- _Data section_

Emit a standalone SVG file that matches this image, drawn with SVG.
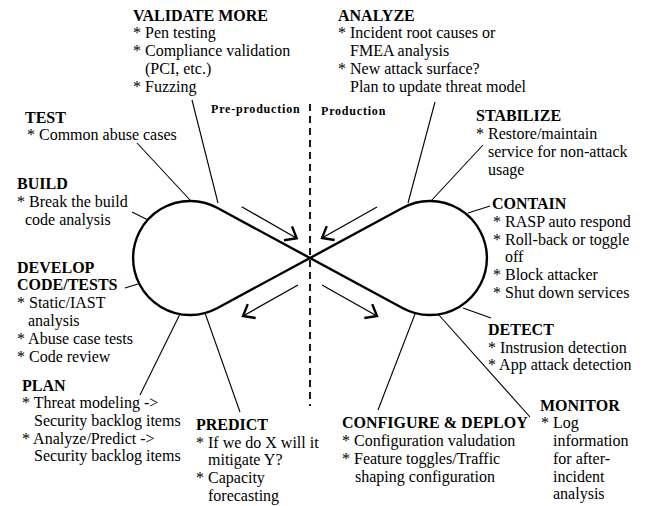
<svg xmlns="http://www.w3.org/2000/svg" width="648" height="506" viewBox="0 0 648 506">
<style>
text{font-family:"Liberation Serif","Times New Roman",serif;font-size:16px;fill:#000}
.t{font-weight:bold}
.s{font-weight:bold;font-size:12px;letter-spacing:0.8px}
.lead{stroke:#000;stroke-width:1.1;fill:none}
.arr{stroke:#000;stroke-width:1.3;fill:none;marker-end:url(#ah)}
.loop{stroke:#000;stroke-width:2.4;fill:none}
</style>
<defs>
<marker id="ah" markerUnits="userSpaceOnUse" viewBox="-12 -10 14 20" refX="0" refY="0" markerWidth="14" markerHeight="20" orient="auto">
<path d="M-10,-8 L0,0 L-10,8" fill="none" stroke="#000" stroke-width="2.4"/>
</marker>
</defs>
<rect width="648" height="506" fill="#fff"/>
<g id="loop">
<path class="loop" d="M217.1,207.8 L402.9,308.2 A57,57 0 1,0 402.9,207.8 L217.1,308.2 A57,57 0 1,1 217.1,207.8 Z"/>
<line x1="310" y1="104" x2="310" y2="406" stroke="#000" stroke-width="1.8" stroke-dasharray="7,5"/>
<text class="s" x="211" y="113">Pre-production</text>
<text class="s" x="321" y="115">Production</text>
</g>
<g id="connectors">
<line class="arr" x1="241.7" y1="206.7" x2="296.7" y2="238.3"/>
<line class="arr" x1="377" y1="207" x2="322" y2="238"/>
<line class="arr" x1="298" y1="285" x2="243" y2="316"/>
<line class="arr" x1="322" y1="285" x2="377" y2="316"/>
<line class="lead" x1="192" y1="100" x2="218" y2="203"/>
<line class="lead" x1="137" y1="143" x2="190" y2="200"/>
<line class="lead" x1="132" y1="212" x2="148" y2="220"/>
<line class="lead" x1="125" y1="288" x2="138" y2="284"/>
<line class="lead" x1="180" y1="314" x2="140" y2="395"/>
<line class="lead" x1="205" y1="313" x2="240" y2="412"/>
<line class="lead" x1="435" y1="102" x2="408" y2="203"/>
<line class="lead" x1="483" y1="145" x2="431" y2="201"/>
<line class="lead" x1="468" y1="213" x2="490" y2="206"/>
<line class="lead" x1="463" y1="308" x2="491" y2="318"/>
<line class="lead" x1="415" y1="314" x2="378" y2="410"/>
<line class="lead" x1="438" y1="314" x2="530" y2="417"/>
</g>
<g id="validate-more">
<text class="t" x="133" y="21">VALIDATE MORE</text>
<text x="133" y="38">* Pen testing</text>
<text x="133" y="56">* Compliance validation</text>
<text x="145" y="74">(PCI, etc.)</text>
<text x="133" y="92">* Fuzzing</text>
</g>
<g id="test">
<text class="t" x="25" y="123">TEST</text>
<text x="27" y="140">* Common abuse cases</text>
</g>
<g id="build">
<text class="t" x="17" y="189">BUILD</text>
<text x="17" y="207">* Break the build</text>
<text x="25" y="225">code analysis</text>
</g>
<g id="develop">
<text class="t" x="17" y="273">DEVELOP</text>
<text class="t" x="17" y="290">CODE/TESTS</text>
<text x="17" y="308">* Static/IAST</text>
<text x="28" y="326">analysis</text>
<text x="17" y="344">* Abuse case tests</text>
<text x="17" y="362">* Code review</text>
</g>
<g id="plan">
<text class="t" x="22" y="391">PLAN</text>
<text x="22" y="408">* Threat modeling -&gt;</text>
<text x="34" y="426">Security backlog items</text>
<text x="22" y="444">* Analyze/Predict -&gt;</text>
<text x="34" y="461">Security backlog items</text>
</g>
<g id="predict">
<text class="t" x="196" y="430">PREDICT</text>
<text x="196" y="448">* If we do X will it</text>
<text x="208" y="465">mitigate Y?</text>
<text x="196" y="483">* Capacity</text>
<text x="208" y="501">forecasting</text>
</g>
<g id="analyze">
<text class="t" x="338" y="21">ANALYZE</text>
<text x="338" y="38">* Incident root causes or</text>
<text x="350" y="56">FMEA analysis</text>
<text x="338" y="74">* New attack surface?</text>
<text x="350" y="92">Plan to update threat model</text>
</g>
<g id="stabilize">
<text class="t" x="476" y="121">STABILIZE</text>
<text x="476" y="139">* Restore/maintain</text>
<text x="488" y="157">service for non-attack</text>
<text x="488" y="175">usage</text>
</g>
<g id="contain">
<text class="t" x="492" y="209">CONTAIN</text>
<text x="493" y="227">* RASP auto respond</text>
<text x="493" y="245">* Roll-back or toggle</text>
<text x="505" y="262">off</text>
<text x="493" y="280">* Block attacker</text>
<text x="493" y="298">* Shut down services</text>
</g>
<g id="detect">
<text class="t" x="488" y="335">DETECT</text>
<text x="488" y="353">* Instrusion detection</text>
<text x="488" y="370">* App attack detection</text>
</g>
<g id="monitor">
<text class="t" x="540" y="411">MONITOR</text>
<text x="541" y="428">* Log</text>
<text x="553" y="446">information</text>
<text x="553" y="464">for after-</text>
<text x="553" y="482">incident</text>
<text x="553" y="499">analysis</text>
</g>
<g id="configure-deploy">
<text class="t" x="342" y="428">CONFIGURE &amp; DEPLOY</text>
<text x="342" y="446">* Configuration valudation</text>
<text x="342" y="464">* Feature toggles/Traffic</text>
<text x="355" y="482">shaping configuration</text>
</g>
</svg>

- _Problem requirements_
Copy out the listing exactly as it stands, but not the pictures.

- _Response for this exercise_
Emit a standalone SVG file that matches this image, drawn with SVG.
<svg xmlns="http://www.w3.org/2000/svg" width="648" height="506" viewBox="0 0 648 506">
<style>
text{font-family:"Liberation Serif","Times New Roman",serif;font-size:16px;fill:#000}
.t{font-weight:bold}
.s{font-weight:bold;font-size:12px;letter-spacing:0.8px}
.lead{stroke:#000;stroke-width:1.1;fill:none}
.arr{stroke:#000;stroke-width:1.3;fill:none;marker-end:url(#ah)}
.loop{stroke:#000;stroke-width:2.4;fill:none}
</style>
<defs>
<marker id="ah" markerUnits="userSpaceOnUse" viewBox="-12 -10 14 20" refX="0" refY="0" markerWidth="14" markerHeight="20" orient="auto">
<path d="M-10,-8 L0,0 L-10,8" fill="none" stroke="#000" stroke-width="2.4"/>
</marker>
</defs>
<rect width="648" height="506" fill="#fff"/>
<g id="loop">
<path class="loop" d="M217.1,207.8 L402.9,308.2 A57,57 0 1,0 402.9,207.8 L217.1,308.2 A57,57 0 1,1 217.1,207.8 Z"/>
<line x1="310" y1="104" x2="310" y2="406" stroke="#000" stroke-width="1.8" stroke-dasharray="7,5"/>
<text class="s" x="211" y="113">Pre-production</text>
<text class="s" x="321" y="115">Production</text>
</g>
<g id="connectors">
<line class="arr" x1="241.7" y1="206.7" x2="296.7" y2="238.3"/>
<line class="arr" x1="377" y1="207" x2="322" y2="238"/>
<line class="arr" x1="298" y1="285" x2="243" y2="316"/>
<line class="arr" x1="322" y1="285" x2="377" y2="316"/>
<line class="lead" x1="192" y1="100" x2="218" y2="203"/>
<line class="lead" x1="137" y1="143" x2="190" y2="200"/>
<line class="lead" x1="132" y1="212" x2="148" y2="220"/>
<line class="lead" x1="125" y1="288" x2="138" y2="284"/>
<line class="lead" x1="180" y1="314" x2="140" y2="395"/>
<line class="lead" x1="205" y1="313" x2="240" y2="412"/>
<line class="lead" x1="435" y1="102" x2="408" y2="203"/>
<line class="lead" x1="483" y1="145" x2="431" y2="201"/>
<line class="lead" x1="468" y1="213" x2="490" y2="206"/>
<line class="lead" x1="463" y1="308" x2="491" y2="318"/>
<line class="lead" x1="415" y1="314" x2="378" y2="410"/>
<line class="lead" x1="438" y1="314" x2="530" y2="417"/>
</g>
<g id="validate-more">
<text class="t" x="133" y="21">VALIDATE MORE</text>
<text x="133" y="38">* Pen testing</text>
<text x="133" y="56">* Compliance validation</text>
<text x="145" y="74">(PCI, etc.)</text>
<text x="133" y="92">* Fuzzing</text>
</g>
<g id="test">
<text class="t" x="25" y="123">TEST</text>
<text x="27" y="140">* Common abuse cases</text>
</g>
<g id="build">
<text class="t" x="17" y="189">BUILD</text>
<text x="17" y="207">* Break the build</text>
<text x="25" y="225">code analysis</text>
</g>
<g id="develop">
<text class="t" x="17" y="273">DEVELOP</text>
<text class="t" x="17" y="290">CODE/TESTS</text>
<text x="17" y="308">* Static/IAST</text>
<text x="28" y="326">analysis</text>
<text x="17" y="344">* Abuse case tests</text>
<text x="17" y="362">* Code review</text>
</g>
<g id="plan">
<text class="t" x="22" y="391">PLAN</text>
<text x="22" y="408">* Threat modeling -&gt;</text>
<text x="34" y="426">Security backlog items</text>
<text x="22" y="444">* Analyze/Predict -&gt;</text>
<text x="34" y="461">Security backlog items</text>
</g>
<g id="predict">
<text class="t" x="196" y="430">PREDICT</text>
<text x="196" y="448">* If we do X will it</text>
<text x="208" y="465">mitigate Y?</text>
<text x="196" y="483">* Capacity</text>
<text x="208" y="501">forecasting</text>
</g>
<g id="analyze">
<text class="t" x="338" y="21">ANALYZE</text>
<text x="338" y="38">* Incident root causes or</text>
<text x="350" y="56">FMEA analysis</text>
<text x="338" y="74">* New attack surface?</text>
<text x="350" y="92">Plan to update threat model</text>
</g>
<g id="stabilize">
<text class="t" x="476" y="121">STABILIZE</text>
<text x="476" y="139">* Restore/maintain</text>
<text x="488" y="157">service for non-attack</text>
<text x="488" y="175">usage</text>
</g>
<g id="contain">
<text class="t" x="492" y="209">CONTAIN</text>
<text x="493" y="227">* RASP auto respond</text>
<text x="493" y="245">* Roll-back or toggle</text>
<text x="505" y="262">off</text>
<text x="493" y="280">* Block attacker</text>
<text x="493" y="298">* Shut down services</text>
</g>
<g id="detect">
<text class="t" x="488" y="335">DETECT</text>
<text x="488" y="353">* Instrusion detection</text>
<text x="488" y="370">* App attack detection</text>
</g>
<g id="monitor">
<text class="t" x="540" y="411">MONITOR</text>
<text x="541" y="428">* Log</text>
<text x="553" y="446">information</text>
<text x="553" y="464">for after-</text>
<text x="553" y="482">incident</text>
<text x="553" y="499">analysis</text>
</g>
<g id="configure-deploy">
<text class="t" x="342" y="428">CONFIGURE &amp; DEPLOY</text>
<text x="342" y="446">* Configuration valudation</text>
<text x="342" y="464">* Feature toggles/Traffic</text>
<text x="355" y="482">shaping configuration</text>
</g>
</svg>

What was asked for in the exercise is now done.